As for suspensions, I’d like to see them served against the player/team that was harmed if there was an injury. I’ll use the Lapierre hit on Boyle as an example. Each time Lapierre would be slated to face either Dan Boyle’s team (now the Rangers) or the Sharks – the player and the team that were harmed — Lapierre should serve a suspension for that game until his suspension runs out. That type of suspension hits the player twice, once for the lost game, and later on when the player wants a new contract. Lapierre is now in Pittsburgh. But if the Pens knew he would be forced to sit for games versus Boyle and the Rangers, especially potential playoff games, it is doubtful the Pens would want him. That sort of suspension would have a longer term impact and help discourage dangerous plays.

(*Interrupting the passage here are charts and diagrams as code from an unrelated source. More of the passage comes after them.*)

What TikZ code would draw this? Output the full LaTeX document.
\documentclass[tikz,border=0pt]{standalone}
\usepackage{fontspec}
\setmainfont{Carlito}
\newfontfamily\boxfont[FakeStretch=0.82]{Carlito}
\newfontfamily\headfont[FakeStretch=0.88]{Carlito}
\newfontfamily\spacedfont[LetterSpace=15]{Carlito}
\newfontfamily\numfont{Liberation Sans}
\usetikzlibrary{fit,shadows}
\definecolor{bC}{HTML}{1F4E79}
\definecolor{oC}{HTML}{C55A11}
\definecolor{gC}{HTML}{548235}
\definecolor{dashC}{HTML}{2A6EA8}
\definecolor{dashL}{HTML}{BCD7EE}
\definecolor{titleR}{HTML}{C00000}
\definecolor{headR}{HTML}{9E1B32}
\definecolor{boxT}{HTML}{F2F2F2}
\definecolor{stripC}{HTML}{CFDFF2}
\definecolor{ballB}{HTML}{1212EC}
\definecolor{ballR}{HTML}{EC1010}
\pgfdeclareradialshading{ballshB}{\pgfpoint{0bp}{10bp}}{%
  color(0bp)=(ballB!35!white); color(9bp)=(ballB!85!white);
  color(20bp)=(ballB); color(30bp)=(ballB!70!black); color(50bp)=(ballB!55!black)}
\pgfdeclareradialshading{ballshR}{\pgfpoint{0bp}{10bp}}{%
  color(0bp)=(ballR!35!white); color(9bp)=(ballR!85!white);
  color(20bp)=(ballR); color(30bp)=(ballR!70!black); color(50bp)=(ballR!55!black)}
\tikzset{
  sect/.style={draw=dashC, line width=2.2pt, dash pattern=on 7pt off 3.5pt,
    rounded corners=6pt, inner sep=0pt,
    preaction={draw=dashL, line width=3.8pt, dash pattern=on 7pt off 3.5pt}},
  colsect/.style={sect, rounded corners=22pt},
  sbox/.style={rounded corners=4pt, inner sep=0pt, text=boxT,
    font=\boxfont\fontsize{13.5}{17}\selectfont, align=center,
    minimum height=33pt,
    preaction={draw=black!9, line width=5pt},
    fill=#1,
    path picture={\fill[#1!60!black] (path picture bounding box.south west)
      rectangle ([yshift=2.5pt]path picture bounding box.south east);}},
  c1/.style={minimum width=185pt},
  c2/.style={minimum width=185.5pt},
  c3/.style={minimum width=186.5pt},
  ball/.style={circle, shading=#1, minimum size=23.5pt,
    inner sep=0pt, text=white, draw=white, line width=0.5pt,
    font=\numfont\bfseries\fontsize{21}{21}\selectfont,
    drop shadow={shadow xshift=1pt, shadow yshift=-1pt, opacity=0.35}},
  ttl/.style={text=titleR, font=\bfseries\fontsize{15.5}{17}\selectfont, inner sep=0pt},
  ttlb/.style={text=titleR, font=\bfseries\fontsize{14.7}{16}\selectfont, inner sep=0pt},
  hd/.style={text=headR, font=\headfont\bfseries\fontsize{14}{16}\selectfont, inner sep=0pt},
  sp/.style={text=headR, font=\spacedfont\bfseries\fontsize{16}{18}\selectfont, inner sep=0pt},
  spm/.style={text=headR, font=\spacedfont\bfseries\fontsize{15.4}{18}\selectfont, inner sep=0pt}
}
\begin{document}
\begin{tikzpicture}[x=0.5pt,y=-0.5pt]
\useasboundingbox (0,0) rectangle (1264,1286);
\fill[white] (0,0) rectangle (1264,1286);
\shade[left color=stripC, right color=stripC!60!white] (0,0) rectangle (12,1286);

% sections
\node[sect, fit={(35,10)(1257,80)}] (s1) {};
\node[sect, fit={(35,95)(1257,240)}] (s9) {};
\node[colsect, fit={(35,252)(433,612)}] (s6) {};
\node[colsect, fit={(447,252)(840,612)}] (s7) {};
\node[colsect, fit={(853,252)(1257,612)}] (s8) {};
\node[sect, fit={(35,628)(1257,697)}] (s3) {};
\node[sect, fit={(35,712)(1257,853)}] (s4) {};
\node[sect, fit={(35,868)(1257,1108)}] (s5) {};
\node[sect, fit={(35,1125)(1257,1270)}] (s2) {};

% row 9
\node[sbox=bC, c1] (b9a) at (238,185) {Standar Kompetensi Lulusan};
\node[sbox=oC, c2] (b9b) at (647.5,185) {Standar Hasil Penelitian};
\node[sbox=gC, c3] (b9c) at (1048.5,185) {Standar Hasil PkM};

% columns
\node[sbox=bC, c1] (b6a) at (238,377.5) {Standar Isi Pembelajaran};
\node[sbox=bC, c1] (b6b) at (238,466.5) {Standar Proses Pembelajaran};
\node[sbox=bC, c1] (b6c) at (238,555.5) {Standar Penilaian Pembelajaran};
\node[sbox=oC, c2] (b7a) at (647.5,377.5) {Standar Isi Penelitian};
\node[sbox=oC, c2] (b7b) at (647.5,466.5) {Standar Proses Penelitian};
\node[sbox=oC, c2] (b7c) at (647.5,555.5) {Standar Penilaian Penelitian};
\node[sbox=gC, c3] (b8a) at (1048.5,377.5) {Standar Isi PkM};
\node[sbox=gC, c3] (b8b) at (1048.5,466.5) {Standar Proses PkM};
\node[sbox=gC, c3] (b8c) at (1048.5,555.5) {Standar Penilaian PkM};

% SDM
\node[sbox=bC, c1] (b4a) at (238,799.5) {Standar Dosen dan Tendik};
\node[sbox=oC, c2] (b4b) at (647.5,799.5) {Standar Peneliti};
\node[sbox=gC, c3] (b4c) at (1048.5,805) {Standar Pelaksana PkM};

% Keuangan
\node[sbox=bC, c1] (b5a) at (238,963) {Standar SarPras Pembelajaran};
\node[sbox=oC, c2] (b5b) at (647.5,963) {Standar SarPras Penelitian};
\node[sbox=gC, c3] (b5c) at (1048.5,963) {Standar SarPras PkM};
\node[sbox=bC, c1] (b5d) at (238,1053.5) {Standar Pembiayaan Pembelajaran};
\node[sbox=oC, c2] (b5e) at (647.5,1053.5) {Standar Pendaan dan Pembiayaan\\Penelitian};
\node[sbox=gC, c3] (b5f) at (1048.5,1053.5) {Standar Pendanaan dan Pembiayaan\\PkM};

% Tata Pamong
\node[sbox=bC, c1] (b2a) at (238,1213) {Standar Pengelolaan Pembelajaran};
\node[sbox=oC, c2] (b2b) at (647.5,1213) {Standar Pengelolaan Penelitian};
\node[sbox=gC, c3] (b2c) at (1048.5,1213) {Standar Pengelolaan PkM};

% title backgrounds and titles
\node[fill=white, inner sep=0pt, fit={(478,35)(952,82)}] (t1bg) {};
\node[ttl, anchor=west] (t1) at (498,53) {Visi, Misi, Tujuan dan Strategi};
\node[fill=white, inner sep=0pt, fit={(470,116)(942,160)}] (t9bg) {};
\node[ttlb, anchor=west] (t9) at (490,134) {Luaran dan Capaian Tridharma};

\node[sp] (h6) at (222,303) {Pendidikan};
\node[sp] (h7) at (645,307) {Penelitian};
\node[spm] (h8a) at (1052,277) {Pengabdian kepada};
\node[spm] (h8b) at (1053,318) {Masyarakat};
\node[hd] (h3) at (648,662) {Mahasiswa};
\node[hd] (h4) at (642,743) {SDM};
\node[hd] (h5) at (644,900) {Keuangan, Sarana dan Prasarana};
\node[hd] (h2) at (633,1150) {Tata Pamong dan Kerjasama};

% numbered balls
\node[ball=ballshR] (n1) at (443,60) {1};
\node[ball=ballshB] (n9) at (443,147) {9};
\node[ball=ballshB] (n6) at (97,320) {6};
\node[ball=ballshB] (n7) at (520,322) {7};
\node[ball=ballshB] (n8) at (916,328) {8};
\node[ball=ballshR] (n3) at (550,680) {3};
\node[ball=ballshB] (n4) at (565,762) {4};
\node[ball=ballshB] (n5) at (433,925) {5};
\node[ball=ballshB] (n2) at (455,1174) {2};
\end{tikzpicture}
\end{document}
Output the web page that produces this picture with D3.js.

Increased use of fines and changing the manor in which suspensions are implemented would be two good steps. As of now, though, it remains hard to take the DPS seriously. Which leaves a role for players such as John Scott.
John Scott is a Hit
In my recent column on Patrick Marleau, I discussed the concept of ‘less is more’. With John Scott, I think McLellan’s use has been just right. He is a part time player on a fourth line with a limited skill set beyond one (unfortunately) important skill. He plays very modest minutes. He seems to be 12th on the Sharks forward depth chart, moving up largely because of all the departures at the trade deadline. He is better suited to be the 13th or 14th forward, meaning he plays occasionally. Reports say he’s been a positive locker room presence. The team has had success with him on the ice. He hasn’t hindered player development, and the Sharks have not suffered the sort of crushing injuries due to dirty plays that hugely impacted them last season. I’m good with all of that.
A long time ago, I learned that when someone thinks the cheapest person on the payroll is a problem, they are almost always wrong. Scott isn’t quite the cheapest, but he is darn close to it. He’s been worth every penny, right down to his holiday sweater. That too, is worthy of praise.